The chaos he had left in his room had become his new order. The books scattered on the floor, the shards of glass shimmering like dried tears, and the chair overturned against the wall were no longer symbols of rage, but a visible reminder of what he had found. Rage was a new force, an engine that had replaced the sadness that had consumed him for years. For the first time, his mind was not just a glass labyrinth, but a place of investigation and cold, ruthless logic. Cristian moved through the house with a new kind of strangeness, one born not of anxiety, but of constant calculation.
His posture had changed. He moved with a curved back, his hands always joined—almost an exaggeration of his inner self. When he sat, he did so in a way that took Martina's breath away: knees tucked against his chest, bare feet on the sofa, hands reaching out to clutch a cup of tea. It was a pose that made him seem even more distant, even more inaccessible. He had no need for speech. His actions were a language Martina did not understand.
Logic is the only thing that makes sense. People are an uncontrollable variable. Emotions are a distraction. Love is a weakness.
This was his new mantra. He observed his mother with a clinical gaze. He saw her fear, her love, her confusion. He saw in her an infinite tenderness that was her strength, but also her weakness. He no longer embraced her, but he made sure her teacup was always full. It was his way of showing affection—a logic that required no words.
That afternoon, while Martina was in the kitchen, Cristian was in the living room with a laptop on his knees. He was conducting research. "Who is Juglian? The football star." The search results were a disappointment. They were articles full of clichés, photos of a smiling, muscular man full of arrogance. The "King," the "God of Muscles." He wanted to know the man, not the character.

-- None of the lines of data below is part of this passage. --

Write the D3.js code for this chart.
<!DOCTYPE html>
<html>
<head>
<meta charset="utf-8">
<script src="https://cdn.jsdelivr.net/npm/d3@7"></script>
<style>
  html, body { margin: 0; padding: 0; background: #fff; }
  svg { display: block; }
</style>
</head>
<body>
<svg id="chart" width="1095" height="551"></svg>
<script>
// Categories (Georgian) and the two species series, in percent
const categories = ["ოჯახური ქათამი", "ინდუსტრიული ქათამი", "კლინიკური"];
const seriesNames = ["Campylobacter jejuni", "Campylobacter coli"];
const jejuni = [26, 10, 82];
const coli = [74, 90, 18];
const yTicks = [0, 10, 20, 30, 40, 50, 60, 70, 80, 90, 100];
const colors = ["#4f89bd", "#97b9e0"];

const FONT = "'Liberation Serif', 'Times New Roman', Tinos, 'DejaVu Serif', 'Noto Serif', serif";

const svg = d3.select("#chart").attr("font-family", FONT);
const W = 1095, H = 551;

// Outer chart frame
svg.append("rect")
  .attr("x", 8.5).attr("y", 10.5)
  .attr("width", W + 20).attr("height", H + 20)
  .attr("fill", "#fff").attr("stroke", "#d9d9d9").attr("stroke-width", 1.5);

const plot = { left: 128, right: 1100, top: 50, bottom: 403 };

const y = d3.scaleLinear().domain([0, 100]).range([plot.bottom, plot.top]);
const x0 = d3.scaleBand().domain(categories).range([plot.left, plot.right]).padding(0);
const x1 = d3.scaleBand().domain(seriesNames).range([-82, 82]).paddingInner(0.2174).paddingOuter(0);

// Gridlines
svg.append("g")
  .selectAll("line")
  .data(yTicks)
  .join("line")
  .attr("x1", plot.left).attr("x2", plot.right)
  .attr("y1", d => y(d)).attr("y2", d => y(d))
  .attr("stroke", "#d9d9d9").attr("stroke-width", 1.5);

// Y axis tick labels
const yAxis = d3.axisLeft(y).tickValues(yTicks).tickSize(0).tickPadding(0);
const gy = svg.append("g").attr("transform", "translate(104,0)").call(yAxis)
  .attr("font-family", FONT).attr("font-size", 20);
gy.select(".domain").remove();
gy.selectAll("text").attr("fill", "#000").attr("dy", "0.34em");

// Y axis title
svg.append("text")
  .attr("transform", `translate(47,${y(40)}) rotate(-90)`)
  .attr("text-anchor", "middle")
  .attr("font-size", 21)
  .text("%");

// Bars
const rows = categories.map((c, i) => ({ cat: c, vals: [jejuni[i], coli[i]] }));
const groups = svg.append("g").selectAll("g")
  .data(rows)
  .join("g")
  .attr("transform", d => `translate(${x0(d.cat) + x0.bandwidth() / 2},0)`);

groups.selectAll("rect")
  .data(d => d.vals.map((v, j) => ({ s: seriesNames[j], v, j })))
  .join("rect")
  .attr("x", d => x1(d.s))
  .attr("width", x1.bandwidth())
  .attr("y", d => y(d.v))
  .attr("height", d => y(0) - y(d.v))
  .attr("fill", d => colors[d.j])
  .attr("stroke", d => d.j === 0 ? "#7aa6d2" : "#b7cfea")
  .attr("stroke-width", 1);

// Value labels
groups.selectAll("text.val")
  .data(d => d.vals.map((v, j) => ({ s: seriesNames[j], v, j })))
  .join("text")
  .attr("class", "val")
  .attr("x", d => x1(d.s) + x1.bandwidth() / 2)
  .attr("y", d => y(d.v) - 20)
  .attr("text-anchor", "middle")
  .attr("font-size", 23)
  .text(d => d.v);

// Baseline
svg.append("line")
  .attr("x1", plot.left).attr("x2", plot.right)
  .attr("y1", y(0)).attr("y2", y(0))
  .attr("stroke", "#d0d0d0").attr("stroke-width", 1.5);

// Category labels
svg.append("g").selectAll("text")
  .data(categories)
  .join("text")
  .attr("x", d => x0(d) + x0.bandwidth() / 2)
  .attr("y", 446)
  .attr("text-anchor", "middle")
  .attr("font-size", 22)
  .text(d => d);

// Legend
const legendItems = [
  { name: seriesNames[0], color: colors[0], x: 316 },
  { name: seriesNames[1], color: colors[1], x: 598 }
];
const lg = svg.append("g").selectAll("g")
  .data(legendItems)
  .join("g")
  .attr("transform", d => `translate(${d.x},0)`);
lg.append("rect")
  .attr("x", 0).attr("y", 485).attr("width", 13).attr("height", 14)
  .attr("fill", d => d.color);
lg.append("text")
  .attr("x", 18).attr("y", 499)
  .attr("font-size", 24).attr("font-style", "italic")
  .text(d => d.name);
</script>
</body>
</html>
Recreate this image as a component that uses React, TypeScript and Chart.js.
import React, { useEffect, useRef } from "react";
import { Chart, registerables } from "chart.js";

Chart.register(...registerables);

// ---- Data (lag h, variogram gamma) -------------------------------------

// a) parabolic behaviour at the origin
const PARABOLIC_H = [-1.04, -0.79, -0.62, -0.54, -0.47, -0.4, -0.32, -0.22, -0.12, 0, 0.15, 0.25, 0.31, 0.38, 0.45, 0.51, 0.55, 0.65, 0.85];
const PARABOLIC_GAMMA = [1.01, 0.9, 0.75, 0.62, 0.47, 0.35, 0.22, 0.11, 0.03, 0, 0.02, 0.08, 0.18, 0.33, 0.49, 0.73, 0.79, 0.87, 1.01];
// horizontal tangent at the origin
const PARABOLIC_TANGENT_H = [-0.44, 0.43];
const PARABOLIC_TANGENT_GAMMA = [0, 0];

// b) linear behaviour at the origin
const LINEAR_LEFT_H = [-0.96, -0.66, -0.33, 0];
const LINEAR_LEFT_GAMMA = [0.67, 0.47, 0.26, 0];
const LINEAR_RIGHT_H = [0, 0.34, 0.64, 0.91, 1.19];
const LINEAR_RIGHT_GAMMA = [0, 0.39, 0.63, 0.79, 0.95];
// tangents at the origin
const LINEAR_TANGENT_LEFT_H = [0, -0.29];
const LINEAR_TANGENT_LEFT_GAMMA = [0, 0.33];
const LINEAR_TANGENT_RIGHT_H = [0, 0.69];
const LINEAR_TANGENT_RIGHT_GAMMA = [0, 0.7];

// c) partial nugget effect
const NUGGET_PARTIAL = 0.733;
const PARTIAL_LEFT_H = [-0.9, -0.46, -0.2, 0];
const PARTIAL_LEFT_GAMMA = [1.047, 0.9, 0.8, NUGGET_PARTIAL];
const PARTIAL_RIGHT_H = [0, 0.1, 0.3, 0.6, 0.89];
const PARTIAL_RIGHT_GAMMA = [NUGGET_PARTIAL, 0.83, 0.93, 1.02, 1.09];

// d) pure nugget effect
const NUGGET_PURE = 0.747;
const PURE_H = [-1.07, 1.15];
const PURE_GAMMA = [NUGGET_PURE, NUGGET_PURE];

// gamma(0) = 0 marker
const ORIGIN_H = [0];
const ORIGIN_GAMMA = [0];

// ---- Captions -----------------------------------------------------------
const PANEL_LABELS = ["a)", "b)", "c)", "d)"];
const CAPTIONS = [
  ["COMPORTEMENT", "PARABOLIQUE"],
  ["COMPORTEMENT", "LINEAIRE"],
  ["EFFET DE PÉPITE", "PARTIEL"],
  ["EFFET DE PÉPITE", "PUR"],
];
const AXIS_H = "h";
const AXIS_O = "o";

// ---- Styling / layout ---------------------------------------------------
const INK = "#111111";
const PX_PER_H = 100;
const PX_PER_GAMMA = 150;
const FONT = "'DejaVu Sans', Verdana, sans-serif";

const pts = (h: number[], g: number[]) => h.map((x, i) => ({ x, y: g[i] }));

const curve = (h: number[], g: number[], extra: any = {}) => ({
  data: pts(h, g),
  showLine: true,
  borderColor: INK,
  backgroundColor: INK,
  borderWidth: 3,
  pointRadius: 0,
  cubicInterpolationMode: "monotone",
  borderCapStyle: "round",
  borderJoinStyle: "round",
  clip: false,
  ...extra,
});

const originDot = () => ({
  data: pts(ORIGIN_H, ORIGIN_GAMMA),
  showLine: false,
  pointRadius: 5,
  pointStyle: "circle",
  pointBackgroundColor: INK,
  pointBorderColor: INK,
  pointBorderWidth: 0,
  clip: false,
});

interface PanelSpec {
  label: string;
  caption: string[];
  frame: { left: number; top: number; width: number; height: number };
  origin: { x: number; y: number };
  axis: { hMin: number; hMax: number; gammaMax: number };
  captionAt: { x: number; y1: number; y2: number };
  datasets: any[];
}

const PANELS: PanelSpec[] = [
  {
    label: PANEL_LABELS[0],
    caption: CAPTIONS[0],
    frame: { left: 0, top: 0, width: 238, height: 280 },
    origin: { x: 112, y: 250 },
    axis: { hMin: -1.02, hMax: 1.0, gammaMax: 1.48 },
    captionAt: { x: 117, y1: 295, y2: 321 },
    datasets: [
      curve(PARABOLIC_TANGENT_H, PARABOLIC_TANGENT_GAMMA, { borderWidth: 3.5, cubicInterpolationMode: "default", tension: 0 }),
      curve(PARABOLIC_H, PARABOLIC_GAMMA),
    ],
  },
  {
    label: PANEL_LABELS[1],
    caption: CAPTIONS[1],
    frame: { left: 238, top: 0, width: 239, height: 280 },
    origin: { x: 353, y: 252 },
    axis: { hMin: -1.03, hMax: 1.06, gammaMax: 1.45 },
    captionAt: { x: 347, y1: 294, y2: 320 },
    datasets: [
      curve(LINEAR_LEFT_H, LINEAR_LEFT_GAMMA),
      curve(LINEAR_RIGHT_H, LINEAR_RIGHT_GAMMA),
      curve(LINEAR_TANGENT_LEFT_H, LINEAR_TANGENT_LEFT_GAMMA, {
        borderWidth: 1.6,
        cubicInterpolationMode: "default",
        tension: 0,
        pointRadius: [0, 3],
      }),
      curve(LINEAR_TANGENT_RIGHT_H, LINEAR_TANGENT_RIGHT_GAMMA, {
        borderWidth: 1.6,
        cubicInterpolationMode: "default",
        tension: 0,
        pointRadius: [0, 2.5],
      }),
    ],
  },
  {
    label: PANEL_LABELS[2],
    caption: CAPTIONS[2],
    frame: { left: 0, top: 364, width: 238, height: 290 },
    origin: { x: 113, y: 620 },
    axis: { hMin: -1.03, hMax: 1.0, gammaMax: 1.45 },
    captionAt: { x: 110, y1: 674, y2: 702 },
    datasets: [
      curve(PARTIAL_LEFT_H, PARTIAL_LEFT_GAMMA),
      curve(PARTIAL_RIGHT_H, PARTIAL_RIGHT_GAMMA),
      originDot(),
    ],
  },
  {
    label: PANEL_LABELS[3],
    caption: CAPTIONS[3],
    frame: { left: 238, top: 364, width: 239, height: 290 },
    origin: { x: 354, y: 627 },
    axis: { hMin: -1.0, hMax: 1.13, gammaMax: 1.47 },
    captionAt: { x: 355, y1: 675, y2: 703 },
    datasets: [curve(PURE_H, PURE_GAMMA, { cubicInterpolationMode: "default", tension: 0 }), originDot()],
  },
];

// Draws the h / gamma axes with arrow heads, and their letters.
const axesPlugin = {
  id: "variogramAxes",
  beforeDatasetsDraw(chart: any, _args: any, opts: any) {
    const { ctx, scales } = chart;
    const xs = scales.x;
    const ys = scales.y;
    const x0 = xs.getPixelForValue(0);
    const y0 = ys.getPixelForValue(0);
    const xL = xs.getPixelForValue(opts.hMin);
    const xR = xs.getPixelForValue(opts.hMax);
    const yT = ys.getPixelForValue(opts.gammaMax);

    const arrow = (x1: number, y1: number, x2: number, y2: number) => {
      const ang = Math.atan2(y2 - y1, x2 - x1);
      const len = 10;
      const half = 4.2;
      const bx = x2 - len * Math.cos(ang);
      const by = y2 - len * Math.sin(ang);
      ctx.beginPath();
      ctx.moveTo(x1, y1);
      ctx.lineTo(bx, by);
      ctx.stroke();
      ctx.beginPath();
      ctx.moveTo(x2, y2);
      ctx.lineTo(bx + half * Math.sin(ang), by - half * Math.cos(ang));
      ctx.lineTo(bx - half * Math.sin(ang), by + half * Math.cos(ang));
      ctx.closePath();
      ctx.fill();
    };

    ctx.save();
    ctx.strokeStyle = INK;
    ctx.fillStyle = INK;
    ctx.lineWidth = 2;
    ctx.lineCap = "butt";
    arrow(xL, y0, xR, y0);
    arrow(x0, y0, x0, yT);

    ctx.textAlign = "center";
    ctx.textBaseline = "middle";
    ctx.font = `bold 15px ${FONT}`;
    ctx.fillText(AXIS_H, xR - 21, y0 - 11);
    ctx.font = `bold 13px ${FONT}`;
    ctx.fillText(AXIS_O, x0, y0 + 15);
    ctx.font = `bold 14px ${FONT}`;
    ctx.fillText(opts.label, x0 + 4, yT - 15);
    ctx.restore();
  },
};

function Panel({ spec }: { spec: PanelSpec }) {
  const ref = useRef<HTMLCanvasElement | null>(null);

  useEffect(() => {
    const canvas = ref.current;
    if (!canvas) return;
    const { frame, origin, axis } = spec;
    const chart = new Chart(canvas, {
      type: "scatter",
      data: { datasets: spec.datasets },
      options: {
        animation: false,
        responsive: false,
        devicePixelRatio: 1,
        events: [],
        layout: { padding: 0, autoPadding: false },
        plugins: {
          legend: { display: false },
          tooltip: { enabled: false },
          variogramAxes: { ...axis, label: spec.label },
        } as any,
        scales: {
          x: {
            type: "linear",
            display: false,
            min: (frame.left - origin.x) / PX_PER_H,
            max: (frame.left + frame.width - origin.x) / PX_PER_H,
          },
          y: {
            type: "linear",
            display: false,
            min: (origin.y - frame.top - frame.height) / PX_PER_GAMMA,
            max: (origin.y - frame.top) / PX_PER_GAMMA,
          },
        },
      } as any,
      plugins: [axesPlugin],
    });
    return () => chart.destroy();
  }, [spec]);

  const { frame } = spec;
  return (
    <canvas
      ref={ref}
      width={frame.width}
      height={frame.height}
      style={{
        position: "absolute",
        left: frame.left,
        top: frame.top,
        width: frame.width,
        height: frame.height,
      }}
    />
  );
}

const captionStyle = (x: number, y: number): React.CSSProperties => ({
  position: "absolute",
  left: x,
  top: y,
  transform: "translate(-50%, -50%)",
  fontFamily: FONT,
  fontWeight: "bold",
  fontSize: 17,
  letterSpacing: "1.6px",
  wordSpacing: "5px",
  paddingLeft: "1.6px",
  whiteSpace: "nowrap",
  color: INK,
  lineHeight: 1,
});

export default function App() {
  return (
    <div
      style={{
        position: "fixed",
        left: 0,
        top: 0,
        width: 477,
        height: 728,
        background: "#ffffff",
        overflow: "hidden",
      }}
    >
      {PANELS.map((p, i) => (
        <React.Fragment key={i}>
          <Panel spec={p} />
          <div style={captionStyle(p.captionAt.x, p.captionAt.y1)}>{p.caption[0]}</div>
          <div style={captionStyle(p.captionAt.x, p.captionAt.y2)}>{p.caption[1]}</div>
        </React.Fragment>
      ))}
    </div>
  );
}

But then, his search led him to a hidden folder of photos on the computer labeled "J.G." They were old photos, dating back to a time before Juglian was a king. They were photos of a boy with blonde hair and blue eyes—the same face he saw every morning in the mirror. But one photo struck him more than all the rest. It was a picture of a young Juglian, sitting on a green lawn with his back bare. On his shoulder blade, a star-shaped birthmark. His birthmark.
His hand, which a moment before had been clicking the mouse, went still. His mind, which a moment before had been a place of cold logic, was flooded by a wave of emotion. It wasn't sadness. It wasn't fear. It was rage. A pure, cold rage that didn't scream, but nestled deep within his soul. It was the face of his enemy. The face of his ghost. The face of the "Daddy" who had abandoned him for his career.
He didn't abandon me because I'm a monster. He abandoned me because he was too weak. He chose his kingdom, his career, his arrogance. He chose to be a king, but he failed. And now... now I don't have a father. I have an enemy. And enemies... enemies are to be defeated.
Cristian closed the laptop, his face a mask of indifference. His heart, however, beat hard—not from sadness, but from a new, cold determination. He knew what he had to do. His life was no longer just a labyrinth to escape. It was a match. And he had an opponent. An opponent who bore the very same mark on his back. He had to become stronger, faster, and more ruthless than him. Not for victory, not for fame, but for revenge. For the sole reason that a son must defeat the father who never was. The match had begun. And Cristian, with his calculating mind and cold rage, was ready to play.